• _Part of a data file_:
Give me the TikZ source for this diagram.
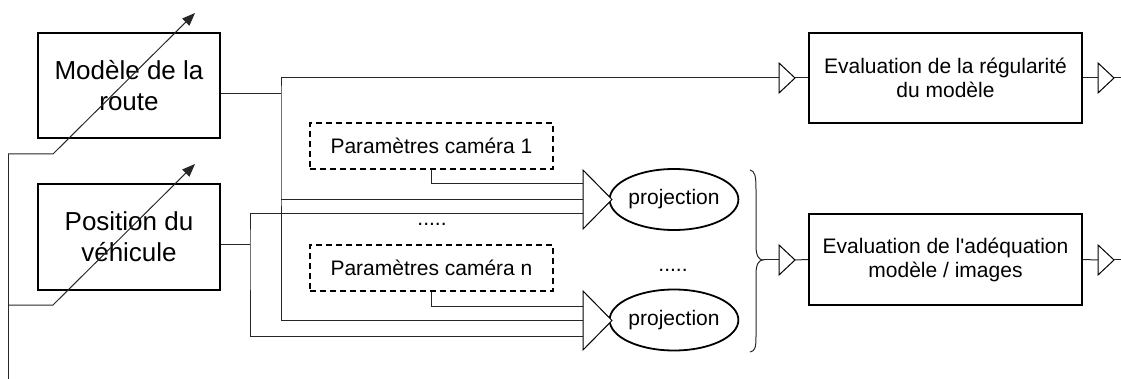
\documentclass[tikz,border=0pt]{standalone}
\usepackage{fontspec}
\setmainfont{Liberation Sans}[Ligatures=TeXOff]
\usetikzlibrary{shapes.geometric,arrows.meta,calc}
\newcommand\mybig{\fontsize{26}{31}\selectfont}
\newcommand\mysmall{\fontsize{21}{24}\selectfont}
% \mytri{name}{x of base}{y of centre}{length}{half base}
\newcommand\mytri[5]{%
  \coordinate (#1-b) at (#2,#3);
  \coordinate (#1-a) at ($(#1-b)+(#4,0)$);
  \draw[line width=1pt, fill=white] ($(#1-b)+(0,-#5)$) -- (#1-a) -- ($(#1-b)+(0,#5)$) -- cycle;
}
\begin{document}
\begin{tikzpicture}[x=1pt,y=-1pt,
  thin line/.style={line width=1pt, draw=black!85},
  bigbox/.style={draw, line width=2.2pt, rectangle, inner sep=0pt, align=center, font=\mybig},
  evalbox/.style={draw, line width=2.2pt, rectangle, inner sep=0pt, align=center, font=\mysmall,
     minimum width=273pt, minimum height=90pt},
  dashbox/.style={draw, line width=2pt, dash pattern=on 6pt off 4pt, rectangle, inner sep=0pt,
     font=\mysmall, minimum width=243pt, minimum height=46pt},
  projell/.style={draw, line width=1.8pt, ellipse, inner sep=0pt, font=\mysmall,
     minimum width=122pt, minimum height=61pt},
  vararrow/.style={thin line, -{Triangle[length=13pt,width=10pt]}},
  dots/.style={font=\mysmall, inner sep=0pt}
]
\useasboundingbox (0,0) rectangle (1121,379);

% left boxes
\node[bigbox, minimum width=182pt, minimum height=105pt] (m) at (129,85.5) {Modèle de la\\route};
\node[bigbox, minimum width=182pt, minimum height=106pt] (p) at (129,237) {Position du\\véhicule};

% camera parameters
\node[dashbox] (c1) at (431.5,146) {Paramètres caméra 1};
\node[dashbox] (cn) at (431.5,268) {Paramètres caméra n};
\node[dots] (d1) at (432,224) {.....};
\node[dots] (d2) at (673,270) {.....};

% projections
\node[projell] (e1) at (674,199.5) {projection};
\node[projell] (e2) at (674,320) {projection};

% evaluation boxes
\node[evalbox] (r) at (945.5,78) {Evaluation de la régularité\\du modèle};
\node[evalbox, minimum height=91pt] (a) at (945.5,259.5) {Evaluation de l'adéquation\\modèle / images};
\coordinate (o1) at (1121,78);
\coordinate (o2) at (1121,260);

% brace
\coordinate (bt) at (763,260);
\draw[thin line] (750,170) .. controls (755,171) and (756,176) .. (756,190) -- (756,246)
   .. controls (756,256) and (759,260) .. (bt)
   .. controls (759,260) and (756,264) .. (756,274) -- (756,336)
   .. controls (756,348) and (755,351) .. (750,352);

% junctions
\coordinate (j1) at (281,94);
\coordinate (j2) at (250,245);
\coordinate (T1b) at (583,199.5);
\coordinate (T2b) at (583,320.5);
\coordinate (q1) at (583,184);
\coordinate (q2) at (583,214);
\coordinate (q3) at (583,306);
\coordinate (q4) at (583,336);
\coordinate (S1b) at (779,78);

\draw[thin line] ([yshift=-8.5pt]m.east) -- (j1);
\draw[thin line] (S1b) -| (j1) |- (T2b);
\draw[thin line] (j1 |- T1b) -- (T1b);
\draw[thin line] ([yshift=-8pt]p.east) -- (j2);
\draw[thin line] (q2) -| (j2) |- (q4);
\draw[thin line] (c1.south) |- (q1);
\draw[thin line] (cn.south) |- (q3);

% triangles
\mytri{T1}{583}{199.5}{29}{29.5}
\mytri{T2}{583}{320.5}{29}{29.5}
\mytri{S1}{779}{78}{16}{15}
\mytri{S2}{1098}{78}{16}{15}
\mytri{S3}{779}{260}{16}{15}
\mytri{S4}{1098}{260}{16}{15}

% outputs
\draw[thin line] (S1-a) -- (r.west);
\draw[thin line] (r.east) -- (S2-b);
\draw[thin line] (S2-a) -- (o1);
\draw[thin line] (bt) -- (S3-b);
\draw[thin line] (S3-a) -- (a.west);
\draw[thin line] (a.east) -- (S4-b);
\draw[thin line] (S4-a) -- (o2);

% variable arrows
\coordinate (v0) at (8,379);
\coordinate (v1) at (8,154);
\coordinate (v2) at (53,154);
\coordinate (v3) at (195,13);
\coordinate (w1) at (8,305);
\coordinate (w2) at (53,305);
\coordinate (w3) at (195,164);
\draw[thin line] (v0) -- (v1);
\draw[vararrow] (v1) -- (v2) -- (v3);
\draw[vararrow] (w1) -- (w2) -- (w3);
\end{tikzpicture}
\end{document}
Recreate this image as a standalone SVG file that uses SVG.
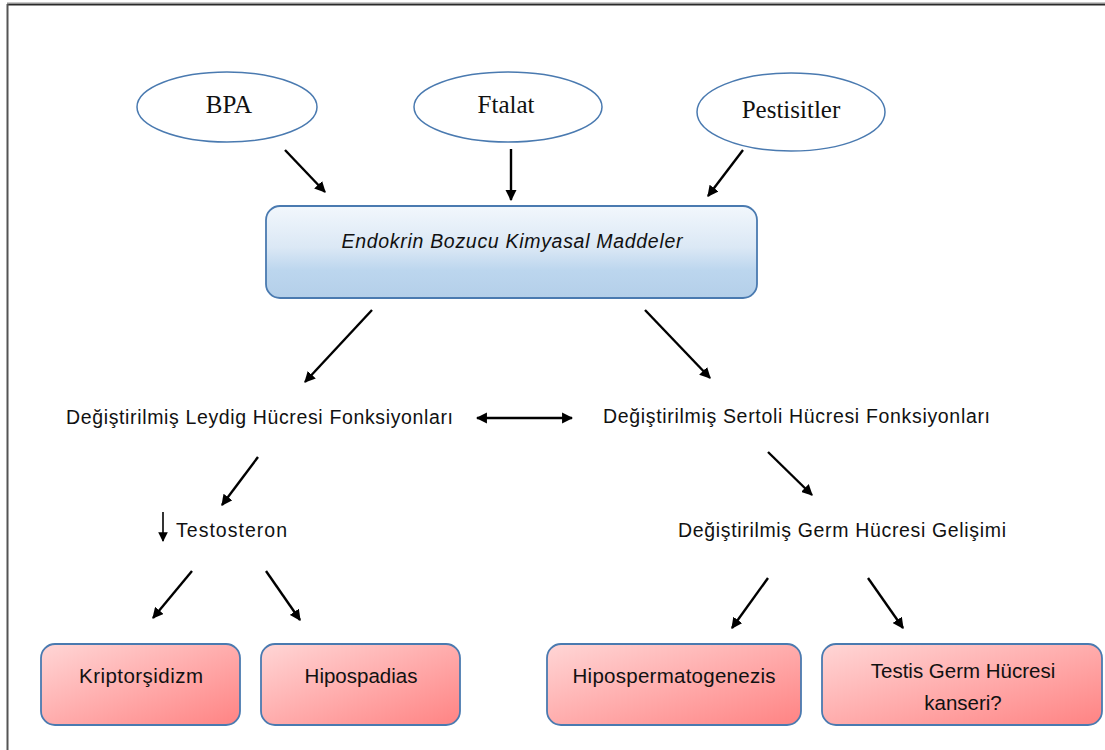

• _Stated task_:
Write out an exact copy of the listing, first line through the line containing "(e2) at (674,320)", with the pictures left out.

• _Finished answer_:
Give me the TikZ source for this diagram.
\documentclass[tikz,border=0pt]{standalone}
\usepackage{fontspec}
\setmainfont{Liberation Sans}[Ligatures=TeXOff]
\usetikzlibrary{shapes.geometric,arrows.meta,calc}
\newcommand\mybig{\fontsize{26}{31}\selectfont}
\newcommand\mysmall{\fontsize{21}{24}\selectfont}
% \mytri{name}{x of base}{y of centre}{length}{half base}
\newcommand\mytri[5]{%
  \coordinate (#1-b) at (#2,#3);
  \coordinate (#1-a) at ($(#1-b)+(#4,0)$);
  \draw[line width=1pt, fill=white] ($(#1-b)+(0,-#5)$) -- (#1-a) -- ($(#1-b)+(0,#5)$) -- cycle;
}
\begin{document}
\begin{tikzpicture}[x=1pt,y=-1pt,
  thin line/.style={line width=1pt, draw=black!85},
  bigbox/.style={draw, line width=2.2pt, rectangle, inner sep=0pt, align=center, font=\mybig},
  evalbox/.style={draw, line width=2.2pt, rectangle, inner sep=0pt, align=center, font=\mysmall,
     minimum width=273pt, minimum height=90pt},
  dashbox/.style={draw, line width=2pt, dash pattern=on 6pt off 4pt, rectangle, inner sep=0pt,
     font=\mysmall, minimum width=243pt, minimum height=46pt},
  projell/.style={draw, line width=1.8pt, ellipse, inner sep=0pt, font=\mysmall,
     minimum width=122pt, minimum height=61pt},
  vararrow/.style={thin line, -{Triangle[length=13pt,width=10pt]}},
  dots/.style={font=\mysmall, inner sep=0pt}
]
\useasboundingbox (0,0) rectangle (1121,379);

% left boxes
\node[bigbox, minimum width=182pt, minimum height=105pt] (m) at (129,85.5) {Modèle de la\\route};
\node[bigbox, minimum width=182pt, minimum height=106pt] (p) at (129,237) {Position du\\véhicule};

% camera parameters
\node[dashbox] (c1) at (431.5,146) {Paramètres caméra 1};
\node[dashbox] (cn) at (431.5,268) {Paramètres caméra n};
\node[dots] (d1) at (432,224) {.....};
\node[dots] (d2) at (673,270) {.....};

% projections
\node[projell] (e1) at (674,199.5) {projection};
\node[projell] (e2) at (674,320) {projection};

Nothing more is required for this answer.